Бывшее здание петровских коллегий со знаменитым коридором, колонным залом с хорами, кстати весьма невзрачными аудиториями, с конференц-залом, помещениями ректората, конечно, производило большое впечатление на студента, впервые переступившего порог храма науки. Жаль, что старинное здание постоянно подвергается переделкам — часть знаменитого коридора отошла под деканат, противоположная его сторона — под библиотеку. В наше время коридор был заставлен всякими шкафами, стены завешаны объявлениями, расписаниями лекций. По коридору даже во время лекций ходила густая толпа студентов, которые страшно шумели. Новичка все это поражало — ведь в гимназии была строгая дисциплина, а здесь никакой. На лекцию хочешь — иди, не хочешь — не ходи. Захотел — пошел слушать лекцию другого факультета или другого курса. Никто за порядком не наблюдал, никто ничего не требовал. Было непонятно, почему тому же человеку, который только что должен был следовать строгой школьной дисциплине, теперь, названному студентом, сразу предоставлена такая свобода [444].
Подобные перемены на многих действовали отрицательно. Вчерашние прилежные гимназисты начинали небрежно относиться к учению. Происходил большой отсев или неуспевающий за курсом превращался в тип «вечного студента». Такой студент, проучившись год-два и не сдав установленного минимума, переходил на другой факультет и так перебирал весь университет. В бороде у него появлялась проседь, он был уже дедушка, а все еще продолжал носить студенческую фуражку, прикрывая ею плешь и седые космы. Значит, у него были средства платить за учение или он давал уроки; может быть, имел богатого родственника-мецената.
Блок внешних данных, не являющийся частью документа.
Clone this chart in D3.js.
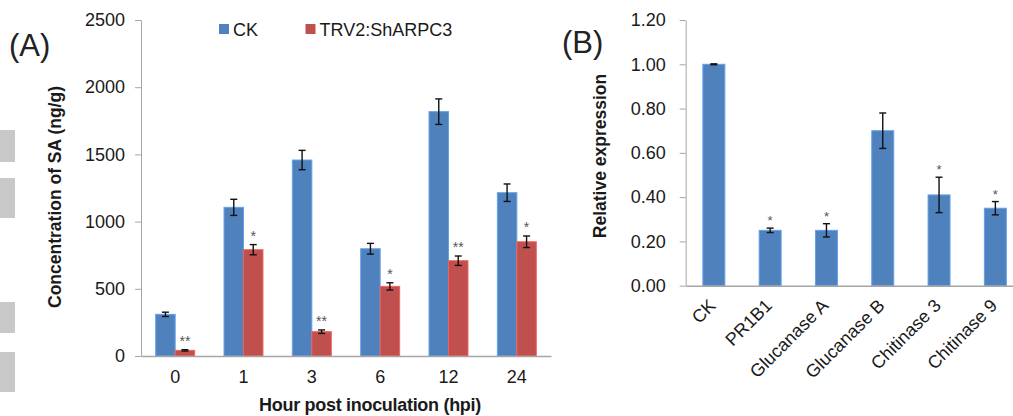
<!DOCTYPE html>
<html><head><meta charset="utf-8">
<script src="https://cdn.jsdelivr.net/npm/d3@7"></script>
<style>
html,body{margin:0;padding:0;background:#fff;}
svg{display:block;font-family:"Liberation Sans",Arial,sans-serif;}
</style></head>
<body>
<svg id="c" width="1013" height="416"></svg>
<script>
// ---- Panel A data ----
const hours = ["0","1","3","6","12","24"];
const ckValues = [310, 1106, 1458, 798, 1818, 1215];
const ckErrors = [16, 60, 72, 40, 95, 65];
const trvValues = [42, 791, 181, 518, 709, 850];
const trvErrors = [5, 38, 13, 27, 35, 43];
const trvStars = ["**", "*", "**", "*", "**", "*"];
const seriesNames = ["CK", "TRV2:ShARPC3"];
const ticksA = [0, 500, 1000, 1500, 2000, 2500];

// ---- Panel B data ----
const genes = ["CK", "PR1B1", "Glucanase A", "Glucanase B", "Chitinase 3", "Chitinase 9"];
const relExpr = [1.00, 0.25, 0.25, 0.70, 0.41, 0.35];
const relErr = [0.002, 0.01, 0.03, 0.08, 0.08, 0.03];
const relStars = ["", "*", "*", "", "*", "*"];
const ticksB = [0, 0.2, 0.4, 0.6, 0.8, 1.0, 1.2];

const BLUE = "#4f81bd", RED = "#c0504d", AXIS = "#a6a6a6", TXT = "#1a1a1a";
const svg = d3.select("#c");

// left-edge grey artifacts
[[130,32],[178,40],[302,31],[352,40]].forEach(([y,h]) =>
  svg.append("rect").attr("x",0).attr("y",y).attr("width",15).attr("height",h).attr("fill","#c8c8c8"));

function errBar(g, x, yTop, yBot, cap) {
  g.append("line").attr("x1",x).attr("x2",x).attr("y1",yTop).attr("y2",yBot);
  g.append("line").attr("x1",x-cap).attr("x2",x+cap).attr("y1",yTop).attr("y2",yTop);
  g.append("line").attr("x1",x-cap).attr("x2",x+cap).attr("y1",yBot).attr("y2",yBot);
}

// ================= Panel A =================
const xA = d3.scaleBand().domain(hours).range([141, 551]).paddingInner(0.43).paddingOuter(0.215);
const xSub = d3.scaleBand().domain(seriesNames).range([0, xA.bandwidth()]);
const yA = d3.scaleLinear().domain([0, 2500]).range([356, 20]);

const gA = svg.append("g");
const rowsA = hours.map((h,i) => ({h, vals:[
  {s:seriesNames[0], v:ckValues[i], e:ckErrors[i], star:"", c:BLUE},
  {s:seriesNames[1], v:trvValues[i], e:trvErrors[i], star:trvStars[i], c:RED}]}));

rowsA.forEach(r => {
  r.vals.forEach(d => {
    const x = xA(r.h) + xSub(d.s);
    gA.append("rect").attr("x", x).attr("y", yA(d.v)).attr("width", xSub.bandwidth())
      .attr("height", yA(0) - yA(d.v)).attr("fill", d.c)
      .attr("stroke", d3.color(d.c).brighter(0.6)).attr("stroke-width", 1);
    const eg = gA.append("g").attr("stroke", "#111").attr("stroke-width", 1.4);
    const cx = x + xSub.bandwidth()/2;
    errBar(eg, cx, yA(d.v + d.e), yA(d.v - d.e), 3.5);
    if (d.star) gA.append("text").attr("x", cx).attr("y", yA(d.v + d.e) - 4)
      .attr("text-anchor","middle").attr("font-size", 14).attr("fill","#555").text(d.star);
  });
});

const axA = gA.append("g").attr("transform","translate(141,0)")
  .call(d3.axisLeft(yA).tickValues(ticksA).tickFormat(d3.format("d")).tickSize(6).tickSizeOuter(0).tickPadding(10));
axA.select(".domain").attr("stroke", AXIS);
axA.selectAll(".tick line").attr("stroke", AXIS);
axA.selectAll(".tick text").attr("font-size", 18).attr("fill", TXT).attr("font-family","Liberation Sans, Arial");

const axAx = gA.append("g").attr("transform","translate(0,356)")
  .call(d3.axisBottom(xA).tickSize(0).tickPadding(14));
axAx.select(".domain").attr("stroke", AXIS).attr("stroke-width", 1.5);
axAx.selectAll(".tick text").attr("font-size", 18).attr("fill", TXT).attr("font-family","Liberation Sans, Arial");

gA.append("text").attr("transform","translate(61,197) rotate(-90)").attr("text-anchor","middle")
  .attr("font-size", 17.5).attr("font-weight","bold").attr("fill", TXT).text("Concentration of SA (ng/g)");
gA.append("text").attr("x", 370).attr("y", 411).attr("text-anchor","middle")
  .attr("font-size", 18).attr("font-weight","bold").attr("fill", TXT).attr("letter-spacing", -0.3)
  .text("Hour post inoculation (hpi)");
gA.append("text").attr("x", 9).attr("y", 56).attr("font-size", 31).attr("fill", "#222").text("(A)");

// legend
const legX = [219, 305.5];
seriesNames.forEach((s,i) => {
  gA.append("rect").attr("x", legX[i]).attr("y", 24).attr("width", 10).attr("height", 10)
    .attr("fill", i ? RED : BLUE);
  gA.append("text").attr("x", legX[i] + 14).attr("y", 35.5).attr("font-size", 18).attr("fill", TXT).text(s);
});

// ================= Panel B =================
const xB = d3.scaleBand().domain(genes).range([685.7, 1023.5]).paddingInner(0.61).paddingOuter(0.305);
const yB = d3.scaleLinear().domain([0, 1.2]).range([285.7, 20]);
const gB = svg.append("g");

genes.forEach((g,i) => {
  const x = xB(g), cx = x + xB.bandwidth()/2;
  gB.append("rect").attr("x", x).attr("y", yB(relExpr[i])).attr("width", xB.bandwidth())
    .attr("height", yB(0) - yB(relExpr[i])).attr("fill", BLUE)
    .attr("stroke", d3.color(BLUE).brighter(0.6)).attr("stroke-width", 1);
  const eg = gB.append("g").attr("stroke", "#111").attr("stroke-width", 1.4);
  errBar(eg, cx, yB(relExpr[i] + relErr[i]), yB(relExpr[i] - relErr[i]), 3.5);
  if (relStars[i]) gB.append("text").attr("x", cx).attr("y", yB(relExpr[i] + relErr[i]) - 3)
    .attr("text-anchor","middle").attr("font-size", 13).attr("fill","#555").text(relStars[i]);
});

const axB = gB.append("g").attr("transform","translate(685.7,0)")
  .call(d3.axisLeft(yB).tickValues(ticksB).tickFormat(d3.format(".2f")).tickSize(6).tickSizeOuter(0).tickPadding(14));
axB.select(".domain").attr("stroke", AXIS);
axB.selectAll(".tick line").attr("stroke", AXIS);
axB.selectAll(".tick text").attr("font-size", 18).attr("fill", TXT).attr("font-family","Liberation Sans, Arial");

const axBx = gB.append("g").attr("transform","translate(0,285.7)")
  .call(d3.axisBottom(xB).tickSize(0));
axBx.select(".domain").attr("stroke", AXIS).attr("stroke-width", 1.5);
axBx.selectAll(".tick text").attr("font-size", 18).attr("fill", TXT).attr("font-family","Liberation Sans, Arial")
  .attr("x", 0).attr("y", 0).attr("dy", null).style("text-anchor","end")
  .attr("transform","translate(3,21) rotate(-45)");

gB.append("text").attr("transform","translate(606,156) rotate(-90)").attr("text-anchor","middle")
  .attr("font-size", 17.5).attr("font-weight","bold").attr("fill", TXT).text("Relative expression");
gB.append("text").attr("x", 562).attr("y", 53).attr("font-size", 31).attr("fill", "#222").text("(B)");
</script>
</body></html>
Были «вечные студенты» и другого рода. Они кончали по два-три факультета. Их лозунг был: «Век живи — век учись», в подтверждение этого они с гордостью носили на тужурке значки двух факультетов [445]. Других же, возможно, отвлекали какие-нибудь перипетии в жизни, увлечения, тяга к искусству или страсть к путешествиям, что в ту пору занимало месяцы, а то и годы. Отрываться же от университета им не хотелось. Иные возвращались к учебе, других затягивала инертность, обломовщина.
Надо сказать, что и профессура не блистала дисциплиной. Как правило, осенью некоторые преподаватели начинали читать с большим запозданием. Да и на лекции приходили минут на 15 позже, а то и вовсе пропускали свои занятия. Бывало такое: первокурсник, еще несмышленыш, стоит у запертой двери аудитории, дожидается, когда отопрут. Подходит сторож, студентик спрашивает, почему закрыта дверь. Сторож осведомляется: «Кто должен читать?» — «По расписанию — профессор Н. Н. Бывалый». Сторож отвечает: «Н. Н. раньше декабря лекций не начинает». В полное смущение приходит студент-новичок, видя в расписании: «Лекцию читает экстраординарный профессор Н. Н.». Молодой человек вообще-то никакого профессора еще в глаза не видел. К тому же против знаменитых имен значилось просто — профессор. Что же такое тогда «экстраординарный»? Как у него держать экзамен? Холод пробегал по спине, и сердце сжималось от страха. А означало это слово — внештатный, иной раз действительно известный.
По нижней галерее в виде открытой аркады, которая шла под знаменитым университетским коридором, были размещены квартиры обслуживающего персонала и разные служебные помещения. Удивляли старинные вывески: «Экзекутор», «Регистратор», «Квартирмейстер» [446]. По-видимому, они оставались чуть ли не с самого основания университета.
Вся студенческая жизнь была сосредоточена в коридоре. До прихода профессора студенты в аудиторию не заходили, а толпились около дверей. Вели разговоры. Завидя профессора, заходили в аудиторию и садились на скамьи с узкими пюпитрами. Для профессора стояла кафедра. Профессор бывал обычно в штатском сюртуке, с бородой, почтенного возраста. Некоторые читали очень скучно, и народу на их лекции ходило мало. Другие читали очень интересно, и на их лекции ходили студенты с других факультетов. Третьи злоупотребляли ученой терминологией, начинающие студенты плохо их понимали. О профессоре Петражицком [447], читавшем историю права, говаривали такое. Студенты просили его меньше употреблять научных терминов и иностранных слов. На это он ответил: «Вы студенты второго курса юридического факультета Санкт-Петербургского императорского университета. В этой фразе только два русских слова, а вы хотите, чтобы я говорил по-другому».
Студентов привлекали лекции Ковалевского, Туган-Барановского, Ивановского и других профессоров, которые интересно ставили изучавшиеся проблемы, связывая их с переживаемым временем [448]. Молодежь их всегда провожала аплодисментами.